Canada’s oil sands producers have struggled for years with a shortage of export pipelines as projects to build new ones face increasing scrutiny from courts and regulators. U.S. President Joe Biden, on his first day in office, rescinded a permit for TC Energy Corp.’s Keystone XL project that would have helped increase shipments of Canadian crude to the U.S. Gulf Coast.
“Enbridge has filed for toll surcharges on the Line 3 replacement with the Canada Energy Regulator and Federal Energy Regulatory Commission, which could be effective as early as Sept. 15,” a spokesperson said in an emailed statement. “There will be a further filing to specify the specific in-service date shortly before the line goes into service once all necessary construction and commissioning activities are complete.”
Heavy Western Canadian Select crude for September delivery was unchanged at a $13 a barrel discount to benchmark West Texas Intermediate at 2:48 p.m. Calgary time, after the spread earlier shrank to as narrow as $12.60 a barrel, NE2 Group data show.
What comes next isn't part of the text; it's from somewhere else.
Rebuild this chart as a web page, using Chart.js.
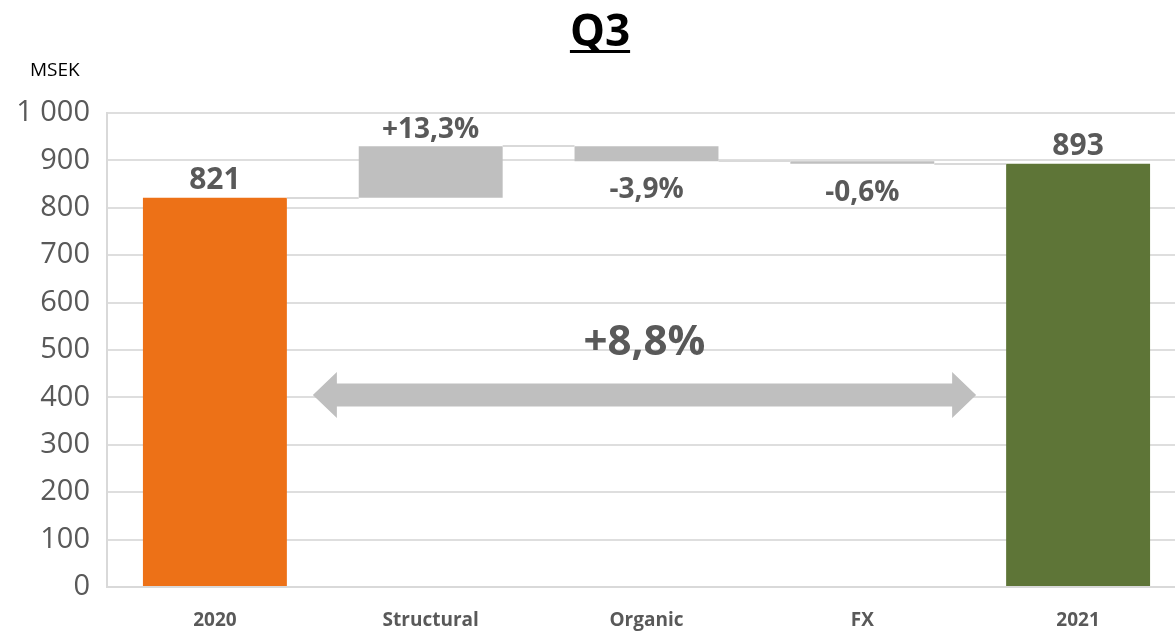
<!DOCTYPE html>
<html>
<head>
<meta charset="utf-8">
<script src="https://cdn.jsdelivr.net/npm/chart.js"></script>
<style>
html, body { margin: 0; padding: 0; background: #fff; overflow: hidden; }
#wrap { width: 1186px; height: 633px; }
</style>
</head>
<body>
<div id="wrap"><canvas id="chart"></canvas></div>
<script>
var categories = ['2020', 'Structural', 'Organic', 'FX', '2021'];
var barStart = [0, 821, 898, 893, 0];
var barEnd = [821, 930, 930, 898, 893];
var barLabels = ['821', '+13,3%', '-3,9%', '-0,6%', '893'];
var labelBelow = [false, false, true, true, false];
var barColors = ['#ED7117', '#BFBFBF', '#BFBFBF', '#BFBFBF', '#5E7537'];
var connectorLevels = [821, 930, 898, 893];
var totalChange = '+8,8%';
var arrowLevel = 405;
var yTicks = [0, 100, 200, 300, 400, 500, 600, 700, 800, 900, 1000];

var textGrey = '#595959';
var fontName = "'Open Sans', sans-serif";

var decorations = {
    id: 'decorations',
    afterDatasetsDraw: function (chart) {
        var ctx = chart.ctx;
        var y = chart.scales.y;
        var bars = chart.getDatasetMeta(0).data;
        ctx.save();

        // connector lines between bars
        ctx.strokeStyle = '#d9d9d9';
        ctx.lineWidth = 2;
        for (var i = 0; i < connectorLevels.length; i++) {
            var py = Math.round(y.getPixelForValue(connectorLevels[i]));
            ctx.beginPath();
            ctx.moveTo(bars[i].x + bars[i].width / 2, py);
            ctx.lineTo(bars[i + 1].x - bars[i + 1].width / 2, py);
            ctx.stroke();
        }

        // value labels
        ctx.fillStyle = textGrey;
        ctx.textAlign = 'center';
        for (var j = 0; j < bars.length; j++) {
            var big = (j === 0 || j === bars.length - 1);
            ctx.font = 'bold ' + (big ? 30 : 28) + 'px ' + fontName;
            if (labelBelow[j]) {
                ctx.textBaseline = 'top';
                ctx.fillText(barLabels[j], bars[j].x, y.getPixelForValue(barStart[j]) + 15);
            } else {
                ctx.textBaseline = 'bottom';
                ctx.fillText(barLabels[j], bars[j].x, y.getPixelForValue(barEnd[j]) - 2);
            }
        }

        // double arrow
        var first = bars[0], last = bars[bars.length - 1];
        var x1 = first.x + first.width / 2 + 26;
        var x2 = last.x - last.width / 2 - 30;
        var ay = y.getPixelForValue(arrowLevel);
        var band = 11.5, head = 23, headLen = 24;
        ctx.fillStyle = '#BFBFBF';
        ctx.beginPath();
        ctx.moveTo(x1, ay);
        ctx.lineTo(x1 + headLen, ay - head);
        ctx.lineTo(x1 + headLen, ay - band);
        ctx.lineTo(x2 - headLen, ay - band);
        ctx.lineTo(x2 - headLen, ay - head);
        ctx.lineTo(x2, ay);
        ctx.lineTo(x2 - headLen, ay + head);
        ctx.lineTo(x2 - headLen, ay + band);
        ctx.lineTo(x1 + headLen, ay + band);
        ctx.lineTo(x1 + headLen, ay + head);
        ctx.closePath();
        ctx.fill();

        ctx.fillStyle = textGrey;
        ctx.font = 'bold 42px ' + fontName;
        ctx.textBaseline = 'bottom';
        ctx.fillText(totalChange, (x1 + x2) / 2, ay - 31);

        // title and unit
        ctx.fillStyle = '#000';
        ctx.font = 'bold 44px ' + fontName;
        ctx.textBaseline = 'alphabetic';
        var tx = 600;
        ctx.fillText('Q3', tx, 46);
        var tw = ctx.measureText('Q3').width;
        ctx.fillRect(tx - tw / 2, 50, tw, 3);

        ctx.font = '19px ' + fontName;
        ctx.textAlign = 'left';
        ctx.fillText('MSEK', 30, 76);
        ctx.restore();
    }
};

var ctx = document.getElementById('chart');
var myChart = new Chart(ctx, {
    type: 'bar',
    data: {
        labels: categories,
        datasets: [{
            label: '',
            data: barStart.map(function (s, i) { return [s, barEnd[i]]; }),
            backgroundColor: barColors,
            borderWidth: 0,
            barPercentage: 0.667,
            categoryPercentage: 1
        }]
    },
    options: {
        responsive: true,
        maintainAspectRatio: false,
        animation: false,
        layout: { padding: { top: 113, bottom: 0, left: 0, right: 0 } },
        plugins: {
            legend: { display: false },
            tooltip: { enabled: false }
        },
        scales: {
            x: {
                afterFit: function (scale) { scale.height = 46; },
                grid: { display: false, drawTicks: false },
                border: { color: '#d9d9d9', width: 2 },
                ticks: {
                    color: textGrey,
                    padding: 22,
                    font: { family: fontName, size: 19, weight: 'bold' }
                }
            },
            y: {
                min: 0,
                max: 1000,
                afterFit: function (scale) { scale.width = 107; },
                afterBuildTicks: function (scale) {
                    scale.ticks = yTicks.map(function (v) { return { value: v }; });
                },
                grid: { color: '#dedede', lineWidth: 2, drawTicks: false },
                border: { color: '#d9d9d9', width: 2 },
                ticks: {
                    color: textGrey,
                    padding: 17,
                    font: { family: fontName, size: 29 },
                    callback: function (v) {
                        return v >= 1000 ? Math.floor(v / 1000) + ' ' + String(v % 1000).padStart(3, '0') : String(v);
                    }
                }
            }
        }
    },
    plugins: [decorations]
});
</script>
</body>
</html>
The pipeline would be the first new cross-border export project built between Canada and the U.S. in years. The line is scheduled to enter service with oil sands production exceeding the capacity of existing lines out of Western Canada, forcing some companies to ship crude by rail.
The Line 3 project has been fiercely opposed by some environmental and indigenous groups, who have staged protests this summer along the construction route. Enbridge spent years in court fights and regulatory battles to get the line built. The Trans Mountain expansion, another export pipeline under construction is British Columbia, is scheduled to enter service as early as 2022.